Thanks for chiming in @aeros and @dogweather!

W.R.T. the lack of formal rules, yes, the situation has to improve.

PyPA currently operates on an informal-consensus based model (“no one has blocking issues with this, so it’s OK”) for a lot of the things we do. We are working toward a governance model to make the decision processes and membership formal, and more transparent.

1 Like

It’s probably worth pointing out that the PyPA is a collection of projects, not of individuals1. So in one sense, the answer to @pitrou’s question is “Be a maintainer of a PyPA project”. As the PyPA explicitly does not have control over member projects’ governance, the rules on who is a maintainer for a particular project are at the discretion of that project.

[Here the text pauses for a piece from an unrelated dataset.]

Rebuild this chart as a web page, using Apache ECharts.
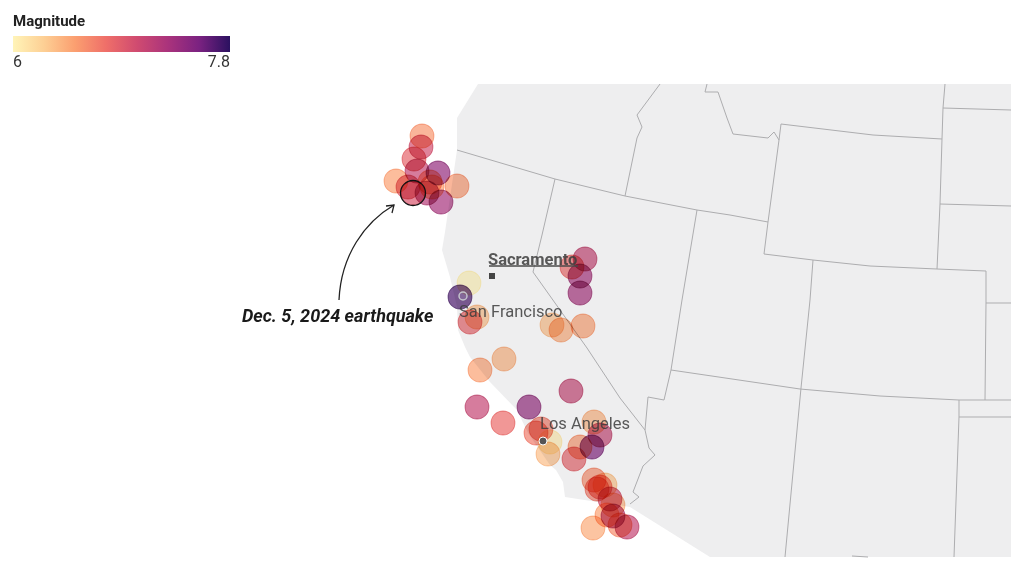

1 I refrain from commenting on whether that’s obvious to people outside of the PyPA, and I don’t want to get into a debate on whether that’s the way it “should be”… :slightly_smiling_face:

1 Like

Yep yep.

All of these details are things that benefit from a clear document to point to saying: “this is how PyPA works” .

And, that’s literally the PyPA governance discussion. :upside_down_face:

2 Likes

Agreed, I just wanted to add some context for people not involved in / following that discussion.

2 Likes

The question then becomes: what are the formal rules for a project to become a “PyPA” project?

1 Like

As @pradyunsg said, that’s precisely the subject of the governance discussions.

1 Like

Not sure if this is off-topic, but there is an ongoing discussion about making improvements to Python packaging:

Perhaps that offers an opportunity to reduce some of the pain points related to this discussion?

Not sure why. Can you explain?

I vaguely recall there being two main threads in this discussion:

  • ambiguity surrounding PYPA (authoratativeness, participation, process)
  • pain points in packaging, relating to specific use-cases

Would the build step, i.e. building wheels, factor in to those pain points?

I don’t think it would, no.

The general ambiguity with PyPA might be fairly relevant to this topic, but the technical components of packaging or building wheels wouldn’t be.

I’ve tried to codify how PyPA functions today, into a formal governance model, that the PyPA can look into formally adopting.

Other than the voting mechanics (which are borrowed from CPython’s governance model), that’s basically how the PyPA functions today AFAIK. Maybe that document addresses some of the concerns that @pitrou has?